After visiting Isela in Nicaragua, I took the long-distance bus from Managua, the capital of Nicaragua, through Honduras on a 10-hour ride to El Salvador, in order to spend time with Maybelline and her family. More recently, I visited El Salvador again to see Maybelline for a second time, and so I have gotten to know Maybelline and her family and school well. Sadly, Maybelline will be graduating from the program in about 18 months when she reaches the age of 18, but my two visits to see her have given me a good understanding of this beautiful, but unstable, country. Maybelline—now aged 16—is a very bright young girl who is computer savvy and doing brilliantly in school. I have also spent time in her school, to which I’ve donated baskets for the basketball court.

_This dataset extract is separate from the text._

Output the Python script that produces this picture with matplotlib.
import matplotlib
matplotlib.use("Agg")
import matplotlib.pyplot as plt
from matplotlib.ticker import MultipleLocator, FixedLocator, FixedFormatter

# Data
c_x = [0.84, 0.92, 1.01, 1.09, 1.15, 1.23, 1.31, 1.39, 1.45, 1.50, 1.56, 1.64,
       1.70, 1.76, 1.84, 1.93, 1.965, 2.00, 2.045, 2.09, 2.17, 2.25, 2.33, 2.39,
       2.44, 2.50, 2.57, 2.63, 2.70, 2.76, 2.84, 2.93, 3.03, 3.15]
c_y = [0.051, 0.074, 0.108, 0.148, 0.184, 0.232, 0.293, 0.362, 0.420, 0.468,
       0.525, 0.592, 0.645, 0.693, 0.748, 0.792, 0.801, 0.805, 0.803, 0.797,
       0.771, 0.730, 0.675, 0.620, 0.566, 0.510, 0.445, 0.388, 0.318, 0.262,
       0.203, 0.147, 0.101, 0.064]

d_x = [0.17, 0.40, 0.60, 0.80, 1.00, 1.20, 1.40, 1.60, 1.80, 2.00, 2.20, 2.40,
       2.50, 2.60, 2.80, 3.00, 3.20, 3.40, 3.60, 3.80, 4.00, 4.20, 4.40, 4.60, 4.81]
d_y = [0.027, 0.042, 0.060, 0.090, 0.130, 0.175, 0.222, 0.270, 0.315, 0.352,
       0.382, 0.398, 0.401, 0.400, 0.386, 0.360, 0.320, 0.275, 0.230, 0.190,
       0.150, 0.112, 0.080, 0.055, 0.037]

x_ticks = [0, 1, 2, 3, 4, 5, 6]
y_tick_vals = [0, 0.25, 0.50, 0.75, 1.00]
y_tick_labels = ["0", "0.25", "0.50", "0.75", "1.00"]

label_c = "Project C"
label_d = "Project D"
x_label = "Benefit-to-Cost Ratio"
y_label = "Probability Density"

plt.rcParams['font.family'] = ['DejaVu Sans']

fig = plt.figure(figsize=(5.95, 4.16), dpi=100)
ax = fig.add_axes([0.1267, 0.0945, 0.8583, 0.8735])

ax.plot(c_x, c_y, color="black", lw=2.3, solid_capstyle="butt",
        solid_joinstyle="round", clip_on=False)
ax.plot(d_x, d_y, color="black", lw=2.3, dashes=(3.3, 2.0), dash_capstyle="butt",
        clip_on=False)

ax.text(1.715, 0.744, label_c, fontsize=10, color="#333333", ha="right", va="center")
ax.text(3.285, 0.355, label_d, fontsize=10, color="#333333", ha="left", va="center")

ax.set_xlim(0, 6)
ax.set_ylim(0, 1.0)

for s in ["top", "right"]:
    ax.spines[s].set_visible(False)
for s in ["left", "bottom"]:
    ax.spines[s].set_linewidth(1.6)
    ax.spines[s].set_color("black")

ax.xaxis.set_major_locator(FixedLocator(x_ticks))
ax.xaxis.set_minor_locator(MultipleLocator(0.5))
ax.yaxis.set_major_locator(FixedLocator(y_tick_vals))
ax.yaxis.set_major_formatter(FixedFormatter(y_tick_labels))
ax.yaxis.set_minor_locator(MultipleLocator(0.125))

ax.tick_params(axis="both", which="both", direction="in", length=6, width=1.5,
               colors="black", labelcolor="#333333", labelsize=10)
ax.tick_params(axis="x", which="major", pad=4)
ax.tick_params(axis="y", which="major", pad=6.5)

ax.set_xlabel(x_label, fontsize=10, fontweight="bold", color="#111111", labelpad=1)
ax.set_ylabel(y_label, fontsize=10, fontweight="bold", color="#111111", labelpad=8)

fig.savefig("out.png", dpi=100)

Maybelline and her family live in a small community outside San Salvador. Their simple house is at the bottom of a small ravine and was built by Maybelline’s father—the first house in the area to be built of concrete. It’s also the only house to have an indoor toilet and a shower.
Maybelline’s father is a boiler mechanic and extremely practical. He has designed a hydraulic system to move water up the ravine without using electricity so that all the families in the community have water for irrigation, cooking, and washing. And, in addition to building their house, he has also constructed an excellent outdoor open kitchen/dining area where all cooking is done on wood stoves and where I’ve enjoyed excellent meals with the family.

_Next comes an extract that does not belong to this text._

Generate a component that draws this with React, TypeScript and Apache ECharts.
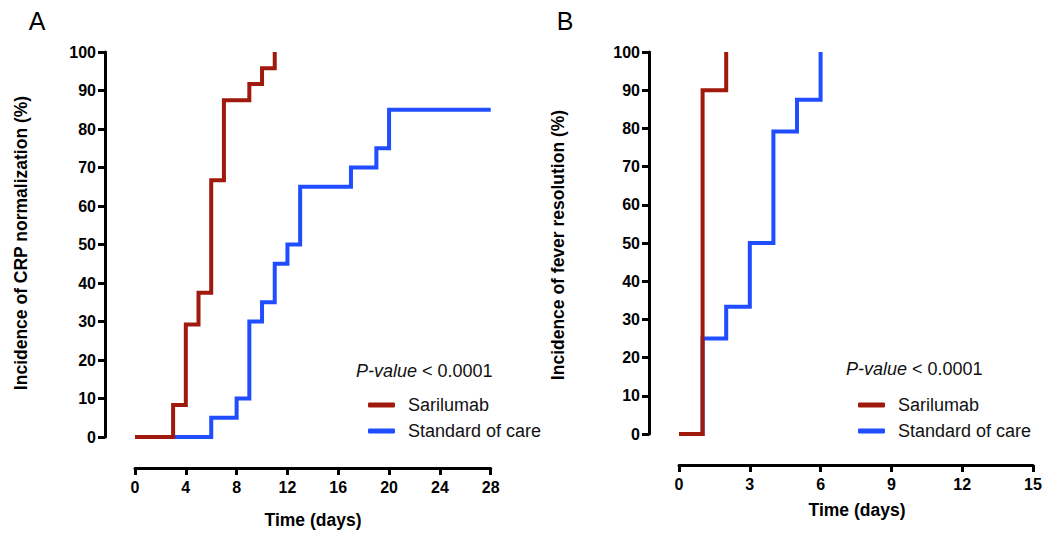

In addition to Maybelline in El Salvador, I now have a sponsored boy, Deimar, in Bolivia.
Deimar is now 17 and lives at 12,000 feet in a one-room house with his parents, his grandparents, and his sister and small child. The family survives on subsistence arable farming but they do own a few pigs, cows, and also guinea pigs—which are considered delicacies. Deimar is a delightful young man with an avid appetite for reading and history. He walks to and from school each day and plays and follows football (soccer) with a passion.
Local Plan staff have always coordinated my visits with my sponsored children and their families in El Salvador, Nicaragua, and Bolivia, which has made communication much easier for me with my feeble Spanish. But my other personal explorations in El Salvador, Nicaragua, and Bolivia have always been made on my own and at no time have I ever felt uncomfortable about what I’ve been up to.

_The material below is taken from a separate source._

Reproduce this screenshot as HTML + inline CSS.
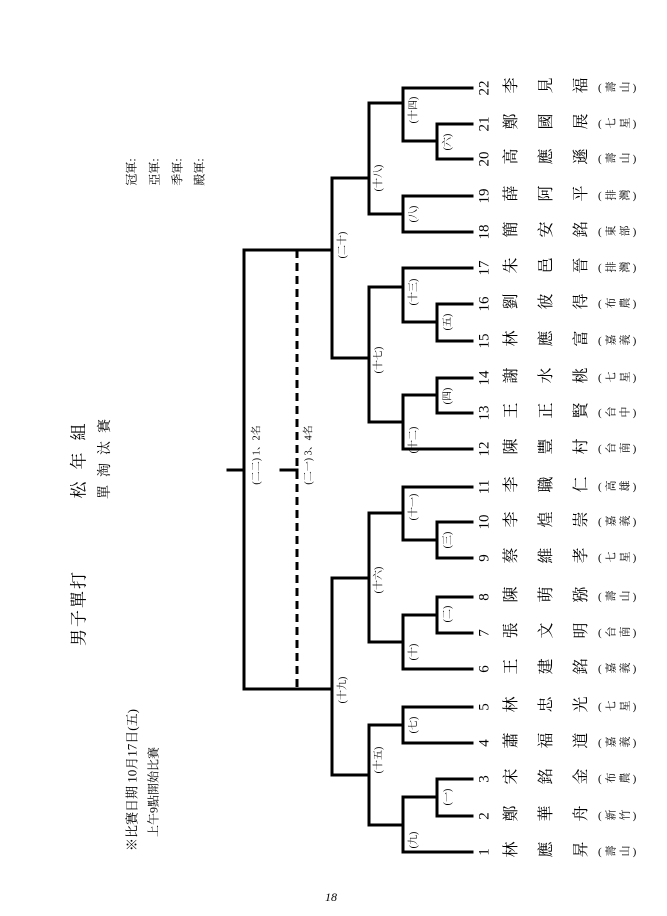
<!DOCTYPE html>
<html><head><meta charset="utf-8"><style>
body{margin:0;width:667px;height:916px;background:#fff;position:relative;overflow:hidden;font-family:"Liberation Serif","Noto Serif CJK SC","Noto Sans CJK TC",serif;color:#000}
svg{position:absolute;left:0;top:0}
.r{position:absolute;left:477px;writing-mode:vertical-rl;transform-origin:0 0;transform:rotate(-90deg);width:20px;line-height:20px;white-space:nowrap}
.n{display:inline-block;height:25px;font-size:15px;text-combine-upright:all}
.nm{display:inline-block;height:96px;font-size:16px;letter-spacing:19px}
.rg{display:inline-block;font-size:11px;letter-spacing:3px}
.v{position:absolute;transform:translate(-50%,-50%) rotate(-90deg);white-space:nowrap;font-size:10px}
.t{font-size:16px}
</style></head><body>
<svg width="667" height="916" fill="none" stroke="#000" stroke-width="3" stroke-linecap="square">
<path d="M403 88H472M437 124H472M437 159H472M403 196H472M403 232H472M403 268H472M437 304H472M437 341H472M437 378H472M437 413H472M403 449H472M403 487H472M437 522H472M437 558H472M437 597H472M437 633H472M403 669H472M403 707H472M403 743H472M437 779H472M437 816H472M403 852H472"/>
<path d="M437 124V159M403 141H437M437 304V341M403 322H437M437 378V413M403 395H437M437 522V558M403 540H437M437 597V633M403 615H437M437 779V816M403 797H437"/>
<path d="M403 88V141M369 103H403M403 196V232M369 214H403M403 268V322M369 287H403M403 395V449M369 422H403M403 487V540M369 513H403M403 615V669M369 642H403M403 707V743M369 725H403M403 797V852M369 825H403"/>
<path d="M369 103V214M332 178H369M369 287V422M332 358H369M369 513V642M332 578H369M369 725V825M332 775H369"/>
<path d="M332 178V358M332 578V775M244 250H332M244 689H332M244 250V689M228 470H244M281 470H297"/>
<path d="M297 250V689" stroke-dasharray="8 5" stroke-linecap="butt"/>
</svg>
<div class="r" style="top:98px"><span class="n">22</span><span class="nm">李見福</span><span class="rg">(壽山)</span></div>
<div class="r" style="top:134px"><span class="n">21</span><span class="nm">鄭國展</span><span class="rg">(七星)</span></div>
<div class="r" style="top:169px"><span class="n">20</span><span class="nm">高應遜</span><span class="rg">(壽山)</span></div>
<div class="r" style="top:206px"><span class="n">19</span><span class="nm">薛阿平</span><span class="rg">(排灣)</span></div>
<div class="r" style="top:242px"><span class="n">18</span><span class="nm">簡安銘</span><span class="rg">(東部)</span></div>
<div class="r" style="top:278px"><span class="n">17</span><span class="nm">朱邑晉</span><span class="rg">(排灣)</span></div>
<div class="r" style="top:314px"><span class="n">16</span><span class="nm">劉彼得</span><span class="rg">(布農)</span></div>
<div class="r" style="top:351px"><span class="n">15</span><span class="nm">林應富</span><span class="rg">(嘉義)</span></div>
<div class="r" style="top:388px"><span class="n">14</span><span class="nm">謝水桃</span><span class="rg">(七星)</span></div>
<div class="r" style="top:423px"><span class="n">13</span><span class="nm">王正賢</span><span class="rg">(台中)</span></div>
<div class="r" style="top:459px"><span class="n">12</span><span class="nm">陳豐村</span><span class="rg">(台南)</span></div>
<div class="r" style="top:497px"><span class="n">11</span><span class="nm">李職仁</span><span class="rg">(高雄)</span></div>
<div class="r" style="top:532px"><span class="n">10</span><span class="nm">李煌崇</span><span class="rg">(嘉義)</span></div>
<div class="r" style="top:568px"><span class="n">9</span><span class="nm">蔡維孝</span><span class="rg">(七星)</span></div>
<div class="r" style="top:607px"><span class="n">8</span><span class="nm">陳萌猕</span><span class="rg">(壽山)</span></div>
<div class="r" style="top:643px"><span class="n">7</span><span class="nm">張文明</span><span class="rg">(台南)</span></div>
<div class="r" style="top:679px"><span class="n">6</span><span class="nm">王建銘</span><span class="rg">(嘉義)</span></div>
<div class="r" style="top:717px"><span class="n">5</span><span class="nm">林忠光</span><span class="rg">(七星)</span></div>
<div class="r" style="top:753px"><span class="n">4</span><span class="nm">蕭福道</span><span class="rg">(嘉義)</span></div>
<div class="r" style="top:789px"><span class="n">3</span><span class="nm">宋銘金</span><span class="rg">(布農)</span></div>
<div class="r" style="top:826px"><span class="n">2</span><span class="nm">鄭華舟</span><span class="rg">(新竹)</span></div>
<div class="r" style="top:862px"><span class="n">1</span><span class="nm">林應昇</span><span class="rg">(壽山)</span></div>
<div class="v" style="left:412px;top:110px">(十四)</div>
<div class="v" style="left:446px;top:142px">(六)</div>
<div class="v" style="left:412px;top:214px">(八)</div>
<div class="v" style="left:377px;top:178px">(十八)</div>
<div class="v" style="left:412px;top:292px">(十三)</div>
<div class="v" style="left:446px;top:322px">(五)</div>
<div class="v" style="left:341px;top:245px">(二十)</div>
<div class="v" style="left:377px;top:360px">(十七)</div>
<div class="v" style="left:446px;top:396px">(四)</div>
<div class="v" style="left:412px;top:440px">(十二)</div>
<div class="v" style="left:412px;top:507px">(十一)</div>
<div class="v" style="left:446px;top:540px">(三)</div>
<div class="v" style="left:377px;top:580px">(十六)</div>
<div class="v" style="left:446px;top:614px">(二)</div>
<div class="v" style="left:412px;top:652px">(十)</div>
<div class="v" style="left:341px;top:690px">(十九)</div>
<div class="v" style="left:412px;top:725px">(七)</div>
<div class="v" style="left:377px;top:760px">(十五)</div>
<div class="v" style="left:446px;top:797px">(一)</div>
<div class="v" style="left:412px;top:840px">(九)</div>
<div class="v" style="left:255px;top:455px">(二二) 1、2名</div>
<div class="v" style="left:307px;top:455px">(二一) 3、4名</div>
<div class="v" style="left:131px;top:172px;font-size:12px">冠軍:</div>
<div class="v" style="left:154px;top:172px;font-size:12px">亞軍:</div>
<div class="v" style="left:177px;top:172px;font-size:12px">季軍:</div>
<div class="v" style="left:199px;top:172px;font-size:12px">殿軍:</div>
<div class="v t" style="left:77px;top:455px;letter-spacing:12px;font-size:17px">松年組</div>
<div class="v" style="left:104px;top:455px;letter-spacing:8px;font-size:14px">單淘汰賽</div>
<div class="v" style="left:77px;top:608px;font-size:17px;letter-spacing:2px">男子單打</div>
<div class="v" style="left:131px;top:780px;font-size:13px">※比賽日期 10月17日(五)</div>
<div class="v" style="left:153px;top:792px;font-size:12px">上午9點開始比賽</div>
<div style="position:absolute;left:325px;top:890px;font-size:12px;font-style:italic">18</div>
</body></html>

After my time with Deimar, my Bolivian hosts showed me much of La Paz and one day we drove from the city into the snow-covered Andes and down into the Amazon jungle, which gave me a great insight into the ecological diversity of this part of South America.
I still sponsor Maybelline and Deimar, although they will both be leaving Plan’s program at age 18, which is when I intend to sponsor one more child—in Colombia.